Foto Edgar Einemann Prof. Dr. Edgar Einemann

Schröder, Gerhard

Gerhard (Gerd) Schröder kenne ich seit dem Juso-Bundeskongress 1971 in Hannover. Gerd war der Vorsitzende des Juso-Bezirks Hannover und damit der machtpolitische Chef einer Strömung, die theoretisch in der Tradition des SDS und in der Nähe des linkssozialistischen Offenbacher "Sozialistischen Büros" stand. Bei den Jusos war das eine aussichtslose Minderheiten-Position - die von Heidi Wieczorek-Zeul (machtpolitisch) und Johanno Strasser (ideologisch) angeführten "Reformsozialisten" dominierten. Kandidaturen aus dem Bezirk Hannover für den Juso-Bundesvorstand  hatten zu Beginn der siebziger Jahre keine Chance (Detlev von Larcher scheiterte später mehrfach kläglich). Übrigens: Willy Brandt war in seiner Jugend Mitglied der SAPD, einer linkssozialistischen Abspaltung von der SPD.

Durch eine geschickte Bündnisstrategie hat es Gerd Schröder schließlich 1978 geschafft, mit Hilfe der "Stamokap-Fraktion" zum Bundesvorsitzenden der Jusos gewählt zu werden. 1979 hat Gerd als Vorsitzender hier klar Position bezogen: "Was die Stamokap-Position angeht, so habt Ihr übersehen, daß ich mich von Beginn der Diskussion an dafür eingesetzt habe, daß diese theoretische Position - jedenfalls in der inhaltlichen Ausrichtung, in der sie von Detlev Albers entwickelt wurde, zum Spektrum der Sozialdemokratie gehört."

Als Juso-Bundesvorsitzender hat er 1980 den Juso-Bundeskongress zu einem Solidaritätsbesuch bei den Platzbesetzern am geplanten Atom-Endlager in Gorleben geführt.
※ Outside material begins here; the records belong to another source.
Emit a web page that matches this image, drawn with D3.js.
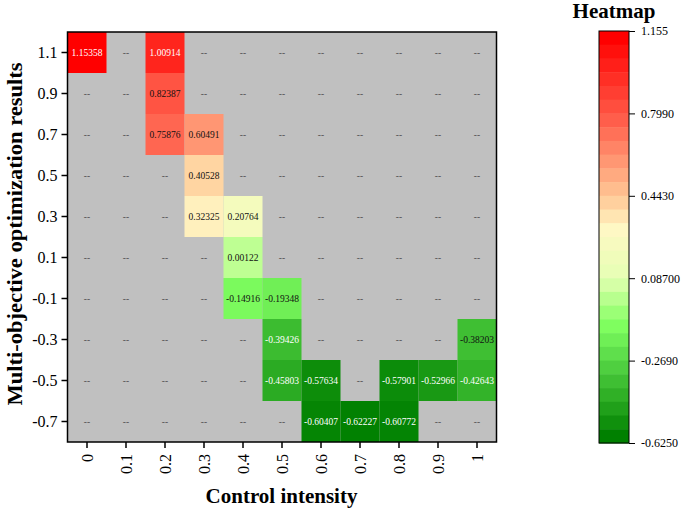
<!DOCTYPE html>
<html><head><meta charset="utf-8">
<script src="https://cdn.jsdelivr.net/npm/d3@7"></script>
<style>html,body{margin:0;padding:0;background:#fff;}</style>
</head><body>
<svg id="chart" width="682" height="511"></svg>
<script>
// ---- data ----
const xCategories = ["0","0.1","0.2","0.3","0.4","0.5","0.6","0.7","0.8","0.9","1"];
const yCategories = ["1.1","0.9","0.7","0.5","0.3","0.1","-0.1","-0.3","-0.5","-0.7"];
const row_1_1  = [1.15358, null, 1.00914, null, null, null, null, null, null, null, null];
const row_0_9  = [null, null, 0.82387, null, null, null, null, null, null, null, null];
const row_0_7  = [null, null, 0.75876, 0.60491, null, null, null, null, null, null, null];
const row_0_5  = [null, null, null, 0.40528, null, null, null, null, null, null, null];
const row_0_3  = [null, null, null, 0.32325, 0.20764, null, null, null, null, null, null];
const row_0_1  = [null, null, null, null, 0.00122, null, null, null, null, null, null];
const row_m0_1 = [null, null, null, null, -0.14916, -0.19348, null, null, null, null, null];
const row_m0_3 = [null, null, null, null, null, -0.39426, null, null, null, null, -0.38203];
const row_m0_5 = [null, null, null, null, null, -0.45803, -0.57634, null, -0.57901, -0.52966, -0.42643];
const row_m0_7 = [null, null, null, null, null, null, -0.60407, -0.62227, -0.60772, null, null];
const rows = [row_1_1,row_0_9,row_0_7,row_0_5,row_0_3,row_0_1,row_m0_1,row_m0_3,row_m0_5,row_m0_7];
const legendTicks = ["1.155","0.7990","0.4430","0.08700","-0.2690","-0.6250"];
const colorMin = -0.625, colorMax = 1.155;

// ---- layout ----
const svg = d3.select("#chart");
const plot = {left: 67.5, top: 32, width: 429, height: 410};
const serif = "'Liberation Serif','Times New Roman',serif";

const x = d3.scaleBand().domain(xCategories).range([plot.left, plot.left + plot.width]);
const y = d3.scaleBand().domain(yCategories).range([plot.top, plot.top + plot.height]);

const color = d3.scaleLinear()
  .domain([1.155, 0.799, 0.443, 0.30, 0.087, -0.13, -0.269, -0.625])
  .range(["#ff0000","#ff5a48","#ffc896","#fff8c4","#e6ffb4","#80ff60","#5cdc4a","#008000"])
  .interpolate(d3.interpolateRgb).clamp(true);

// background
svg.append("rect").attr("x", plot.left).attr("y", plot.top)
  .attr("width", plot.width).attr("height", plot.height).attr("fill", "#c0c0c0");

const cells = [];
rows.forEach((r, i) => r.forEach((v, j) => cells.push({xc: xCategories[j], yc: yCategories[i], v})));

svg.append("g").selectAll("rect").data(cells.filter(d => d.v !== null)).join("rect")
  .attr("x", d => x(d.xc)).attr("y", d => y(d.yc))
  .attr("width", x.bandwidth()).attr("height", y.bandwidth())
  .attr("fill", d => color(d.v));

svg.append("g").selectAll("text").data(cells).join("text")
  .attr("x", d => x(d.xc) + x.bandwidth() / 2)
  .attr("y", d => y(d.yc) + y.bandwidth() / 2)
  .attr("dy", "0.35em")
  .attr("text-anchor", "middle")
  .attr("font-family", serif).attr("font-size", 9.5)
  .attr("fill", d => d.v === null ? "#555" : (d.v > 0.9 || d.v < -0.39 ? "#ffffff" : "#111"))
  .text(d => d.v === null ? "--" : d.v.toFixed(5));

// border
svg.append("rect").attr("x", plot.left).attr("y", plot.top)
  .attr("width", plot.width).attr("height", plot.height)
  .attr("fill", "none").attr("stroke", "#000").attr("stroke-width", 1.5);

// axes
const yAxis = svg.append("g").attr("transform", `translate(${plot.left},0)`)
  .call(d3.axisLeft(y).tickSize(6).tickPadding(4));
yAxis.select(".domain").remove();
yAxis.selectAll("line").attr("stroke", "#000").attr("stroke-width", 1.5);
yAxis.selectAll("text").attr("font-family", serif).attr("font-size", 16).attr("fill", "#000");

const xAxis = svg.append("g").attr("transform", `translate(0,${plot.top + plot.height})`)
  .call(d3.axisBottom(x).tickSize(6).tickPadding(4));
xAxis.select(".domain").remove();
xAxis.selectAll("line").attr("stroke", "#000").attr("stroke-width", 1.5);
xAxis.selectAll("text").attr("font-family", serif).attr("font-size", 16).attr("fill", "#000")
  .attr("transform", "rotate(-90)").attr("text-anchor", "end")
  .attr("x", -12).attr("y", 0).attr("dy", "0.35em");

// axis titles
svg.append("text").attr("x", plot.left + plot.width / 2 - 0.5).attr("y", 503)
  .attr("text-anchor", "middle").attr("font-family", serif).attr("font-weight", "bold")
  .attr("font-size", 21).text("Control intensity");
svg.append("text").attr("transform", `translate(22,234) rotate(-90)`)
  .attr("text-anchor", "middle").attr("font-family", serif).attr("font-weight", "bold")
  .attr("font-size", 20).attr("textLength", 343).attr("lengthAdjust", "spacingAndGlyphs")
  .text("Multi-objective optimization results");

// legend
const lg = {x: 599, y: 31, w: 30, h: 412};
const nBands = 30;
const ly = d3.scaleLinear().domain([colorMax, colorMin]).range([lg.y, lg.y + lg.h]);
const bands = d3.range(nBands);
const bandH = lg.h / nBands;
svg.append("g").selectAll("rect").data(bands).join("rect")
  .attr("x", lg.x).attr("y", i => lg.y + i * bandH)
  .attr("width", lg.w).attr("height", bandH + 0.5)
  .attr("fill", i => color(colorMax - (colorMax - colorMin) * i / (nBands - 1)));
svg.append("rect").attr("x", lg.x).attr("y", lg.y).attr("width", lg.w).attr("height", lg.h)
  .attr("fill", "none").attr("stroke", "#000").attr("stroke-width", 1);

const lAxis = svg.append("g").attr("transform", `translate(${lg.x + lg.w},0)`)
  .call(d3.axisRight(ly).tickValues(legendTicks.map(Number)).tickFormat((d, i) => legendTicks[i]).tickSize(6).tickPadding(6));
lAxis.select(".domain").remove();
lAxis.selectAll("line").attr("stroke", "#000").attr("stroke-width", 1);
lAxis.selectAll("text").attr("font-family", serif).attr("font-size", 12).attr("fill", "#000");

svg.append("text").attr("x", lg.x + lg.w / 2).attr("y", 18)
  .attr("text-anchor", "middle").attr("font-family", serif).attr("font-weight", "bold")
  .attr("font-size", 21).text("Heatmap");
</script>
</body></html>
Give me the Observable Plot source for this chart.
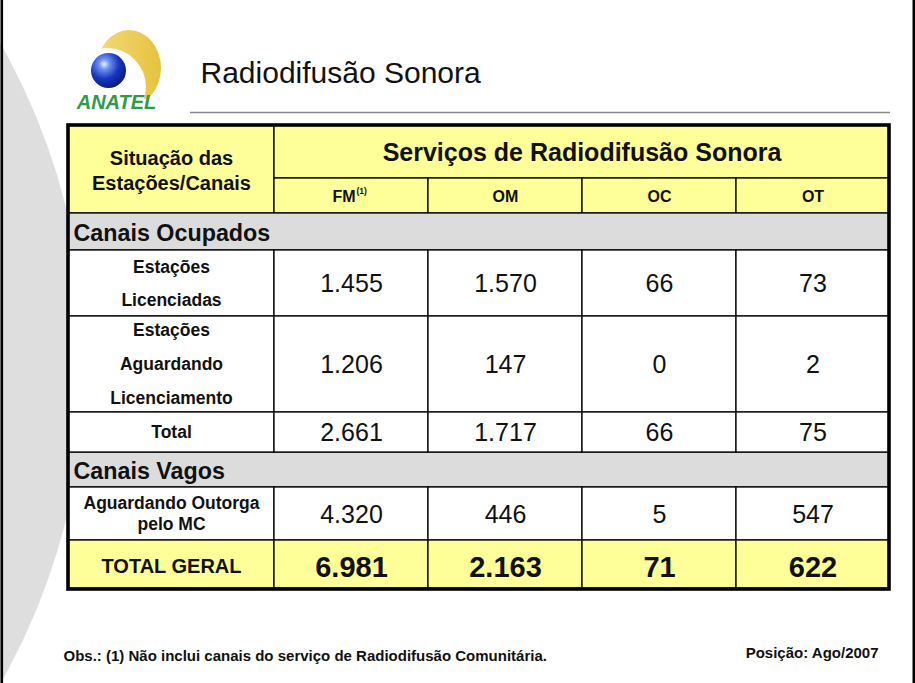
<!DOCTYPE html>
<html><head><meta charset="utf-8">
<script src="https://cdn.jsdelivr.net/npm/d3@7"></script>
<script src="https://cdn.jsdelivr.net/npm/@observablehq/plot@0.6"></script>
<style>html,body{margin:0;padding:0;background:#fff;overflow:hidden}</style>
</head><body><div id="chart"></div>
<script>
// ---------- data ----------
const title = "Radiodifusão Sonora";
const logoText = "ANATEL";
const stubHeader = ["Situação das", "Estações/Canais"];
const servicesHeader = "Serviços de Radiodifusão Sonora";
const services = ["FM", "OM", "OC", "OT"];
const footnoteMark = "(1)";
const groups = ["Canais Ocupados", "Canais Vagos"];
const rowLabels = [
  ["Estações", "Licenciadas"],
  ["Estações", "Aguardando", "Licenciamento"],
  ["Total"],
  ["Aguardando Outorga", "pelo MC"],
  ["TOTAL GERAL"]
];
const licenciadas = [1455, 1570, 66, 73];
const aguardandoLicenciamento = [1206, 147, 0, 2];
const totalOcupados = [2661, 1717, 66, 75];
const aguardandoOutorga = [4320, 446, 5, 547];
const totalGeral = [6981, 2163, 71, 622];
const footnote = "Obs.: (1) Não inclui canais do serviço de Radiodifusão Comunitária.";
const position = "Posição: Ago/2007";

// ---------- layout ----------
const W = 915, H = 683;
const colEdges = [68, 274, 428, 582, 736, 889];
const head1 = [125, 178], head2 = [178, 213];
const bands = [[213, 250], [452, 487]];
const YELLOW = "#ffff99", GRAY = "#dcdcdc", WHITE = "#ffffff";
const rowsLayout = [
  {y: [250, 316], gap: 33, fill: WHITE, lsize: 17.5, vsize: 25, bold: false, vdy: 0},
  {y: [316, 412], gap: 34, fill: WHITE, lsize: 17.5, vsize: 25, bold: false, vdy: 0},
  {y: [412, 452], gap: 0, fill: WHITE, lsize: 17.5, vsize: 25, bold: false, vdy: 0},
  {y: [487, 540], gap: 20.5, fill: WHITE, lsize: 17.5, vsize: 25, bold: false, vdy: 1},
  {y: [540, 588], gap: 0, fill: YELLOW, lsize: 20, vsize: 29, bold: true, vdy: 3}
];
const values = [licenciadas, aguardandoLicenciamento, totalOcupados, aguardandoOutorga, totalGeral];
const fmt = d3.formatLocale({decimal: ",", thousands: ".", grouping: [3], currency: ["R$", ""]}).format(",d");
const cx = i => (colEdges[i] + colEdges[i + 1]) / 2;

// cells
const cells = [];
cells.push({x1: colEdges[0], x2: colEdges[1], y1: head1[0], y2: head2[1], fill: YELLOW});
cells.push({x1: colEdges[1], x2: colEdges[5], y1: head1[0], y2: head1[1], fill: YELLOW});
services.forEach((s, i) => cells.push({x1: colEdges[i + 1], x2: colEdges[i + 2], y1: head2[0], y2: head2[1], fill: YELLOW}));
bands.forEach(b => cells.push({x1: colEdges[0], x2: colEdges[5], y1: b[0], y2: b[1], fill: GRAY}));
rowsLayout.forEach(r => {
  for (let c = 0; c < 5; c++) cells.push({x1: colEdges[c], x2: colEdges[c + 1], y1: r.y[0], y2: r.y[1], fill: r.fill});
});

// texts
const texts = [];
const T = (x, y, text, size, bold, anchor = "middle", fill = "#111") => texts.push({x, y, text, size, bold, anchor, fill});
stubHeader.forEach((t, k) => T(cx(0), 158 + k * 25, t, 20, true));
T((colEdges[1] + colEdges[5]) / 2, 152.5, servicesHeader, 25, true);
services.forEach((s, i) => {
  if (i === 0) {
    T(cx(1) + 4, 196, s, 16, true, "end");
    T(cx(1) + 5, 191, footnoteMark, 8.5, true, "start");
  } else T(cx(i + 1), 196, s, 16, true);
});
T(73, 233, groups[0], 23.3, true, "start");
T(73, 471, groups[1], 23.3, true, "start");
rowsLayout.forEach((r, ri) => {
  const mid = (r.y[0] + r.y[1]) / 2;
  const lines = rowLabels[ri];
  lines.forEach((l, k) => T(cx(0), mid + (k - (lines.length - 1) / 2) * r.gap + (ri === 4 ? 2 : 0), l, r.lsize, true));
  values[ri].forEach((v, c) => T(cx(c + 1), mid + r.vdy, fmt(v), r.vsize, r.bold));
});
T(200, 72.5, title, 30, false, "start");
T(63, 655.5, footnote, 15, true, "start");
T(878, 652.5, position, 15, true, "end");

const textMark = (anchor, bold) => Plot.text(texts.filter(d => d.anchor === anchor && d.bold === bold), {
  x: "x", y: "y", text: "text", fontSize: "size", fill: "fill",
  textAnchor: anchor, lineAnchor: "middle", fontWeight: bold ? "bold" : "normal"
});

const plot = Plot.plot({
  width: W, height: H, margin: 0,
  style: {fontFamily: "'Liberation Sans', Arial, sans-serif", background: "#fff", overflow: "visible"},
  x: {domain: [0, W], range: [0, W], axis: null},
  y: {domain: [0, H], range: [0, H], axis: null},
  color: {type: "identity"},
  marks: [
    // background swoosh
    Plot.dot([{x: -563, y: 363}], {x: "x", y: "y", r: 647.6, fill: "#dedede", stroke: null}),
    // page edge lines
    Plot.ruleX([1.3], {stroke: "#000", strokeWidth: 2.6}),
    Plot.ruleX([913.5], {stroke: "#000", strokeWidth: 3}),
    // title underline
    Plot.ruleY([112], {x1: 190, x2: 890, stroke: "#8a8a8a", strokeWidth: 1.5}),
    // table cells
    Plot.rect(cells, {x1: "x1", x2: "x2", y1: "y1", y2: "y2", fill: "fill", stroke: "#000", strokeWidth: 1.3}),
    Plot.rect([{}], {x1: colEdges[0], x2: colEdges[5], y1: head1[0], y2: 589, fill: "none", stroke: "#000", strokeWidth: 3.6}),
    // logo sphere
    Plot.dot([{x: 108, y: 70}], {x: "x", y: "y", r: 17.5, fill: "url(#sphereGrad)", stroke: null}),
    Plot.text([logoText], {x: 116, y: 102, text: d => d, fontSize: 20, fontWeight: "bold", fontStyle: "italic", fill: "#2e9b46", textAnchor: "middle", lineAnchor: "middle"}),
    textMark("middle", true),
    textMark("middle", false),
    textMark("start", true),
    textMark("start", false),
    textMark("end", true)
  ]
});
document.getElementById("chart").appendChild(plot);

// decorative logo crescent + gradient defs
const svg = d3.select(plot);
const defs = svg.insert("defs", ":first-child");
const rg = defs.append("radialGradient").attr("id", "sphereGrad").attr("cx", "38%").attr("cy", "32%").attr("r", "70%");
rg.append("stop").attr("offset", "0%").attr("stop-color", "#e8f0ff");
rg.append("stop").attr("offset", "22%").attr("stop-color", "#6d8ff0");
rg.append("stop").attr("offset", "60%").attr("stop-color", "#1736c0");
rg.append("stop").attr("offset", "100%").attr("stop-color", "#0a1a80");
const yg = defs.append("linearGradient").attr("id", "crescGrad").attr("x1", "0").attr("y1", "0").attr("x2", "1").attr("y2", "0");
yg.append("stop").attr("offset", "0%").attr("stop-color", "#f3da7a");
yg.append("stop").attr("offset", "100%").attr("stop-color", "#e6c23d");
const mask = defs.append("mask").attr("id", "crescMask");
mask.append("rect").attr("x", 80).attr("y", 20).attr("width", 100).attr("height", 79).attr("fill", "#fff");
mask.append("circle").attr("cx", 107).attr("cy", 87).attr("r", 39).attr("fill", "#000");
const sphereNode = svg.selectAll("g[aria-label='dot']").nodes()[1];
svg.insert("ellipse", () => sphereNode)
  .attr("cx", 129).attr("cy", 68).attr("rx", 32).attr("ry", 38)
  .attr("fill", "url(#crescGrad)").attr("mask", "url(#crescMask)");
</script>
</body></html>
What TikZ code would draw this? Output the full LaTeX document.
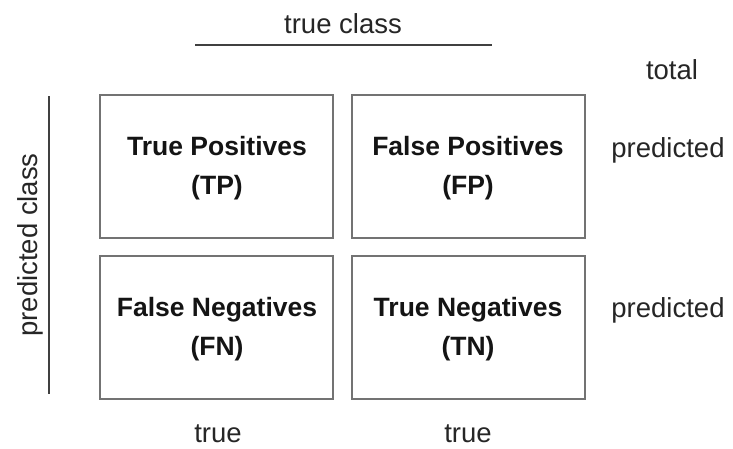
\documentclass[tikz,border=0pt]{standalone}
\usepackage{fontspec}
\setmainfont{Liberation Sans}
\begin{document}
\begin{tikzpicture}[x=1pt,y=-1pt,
  cell/.style={draw=black!55,line width=1.6pt},
  celltext/.style={anchor=base,font=\fontsize{26.5}{30}\selectfont\bfseries,text=black!92,inner sep=0pt},
  lab/.style={anchor=base,font=\fontsize{27.5}{30}\selectfont,text=black!85,inner sep=0pt},
  rule/.style={draw=black!75,line width=1.2pt}]
\useasboundingbox[fill=white] (0,0) rectangle (733,448);
% cells
\draw[cell] (100,95) rectangle (333,238);
\draw[cell] (352,95) rectangle (585,238);
\draw[cell] (100,256) rectangle (333,399);
\draw[cell] (352,256) rectangle (585,399);
% cell texts
\node[celltext] (tp1) at (217,155) {True Positives};
\node[celltext] (tp2) at (217,194) {(TP)};
\node[celltext] (fp1) at (468,155) {False Positives};
\node[celltext] (fp2) at (468,194) {(FP)};
\node[celltext] (fn1) at (217,316) {False Negatives};
\node[celltext] (fn2) at (217,355) {(FN)};
\node[celltext] (tn1) at (468,316) {True Negatives};
\node[celltext] (tn2) at (468,355) {(TN)};
% labels
\node[lab] (tc) at (343,33) {true class};
\coordinate (tl1) at (195,45);
\coordinate (tl2) at (492,45);
\draw[rule] (tl1) -- (tl2);
\node[lab] (tot) at (672,79) {total};
\node[lab] (pr1) at (668,157) {predicted};
\node[lab] (pr2) at (668,317) {predicted};
\node[lab] (tr1) at (218,442) {true};
\node[lab] (tr2) at (468,442) {true};
\node[lab,rotate=90] (pc) at (37,245) {predicted class};
\coordinate (pl1) at (49,96);
\coordinate (pl2) at (49,394);
\draw[rule] (pl1) -- (pl2);
\end{tikzpicture}
\end{document}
In seiner Rolle war Gerd Schröder auch der verantwortliche Herausgeber der Juso-Theoriezeitschrift "Sozialistische Tribüne" - man sollte ihn allerdings für die Inhalte wirklich nicht haftbar machen!

Den Versuch des "Göttinger Kreises" als Nachfolge-Organisation der "Antirevisionisten", Gerhard Schröder im Gefolge der Juso-Gewerkschaftsdebatte als Mitherausgeber der Zeitschrift "Sozialist"zu feuern, wurde von diesem allerdings als "dreist" zurückgewiesen. In einem persönlichen Papier hat sich Gerd Schröder 1979 dann von seinen alten Freunden abgesetzt: "Den Unsinn, den Ihr in Eurem offenen Brief zur Gewerkschaftsfrage geschrieben habt, auch noch marxistisch zu nennen, ist schon ein starker Tobak. Das gleiche gilt für Eure Bemerkungen zur Funktion des Staates sowie zu den Rahmenbedingungen der Politik der SPD. Wenn Ihr die 'marxistischen Kräfte bei den Jungsozialisten und in der Partei' seid, dann mag der Klassengegner beruhigt sein: die Revolution wird auf sich warten lassen."

Gerd Schröders Aufstieg zum Ministerpräsidenten und Bundeskanzler habe ich zusammen mit seinem langjährigen Mitarbeiter Heinz Thörmer (über 25 Jahre vom Juso-Sekretär in Hannover bis zum Büroleiter des Kanzler-Kandidaten) nachgezeichnet und auch eine Einschätzung der Regierungszeit von Rot-Grün vorgenommen.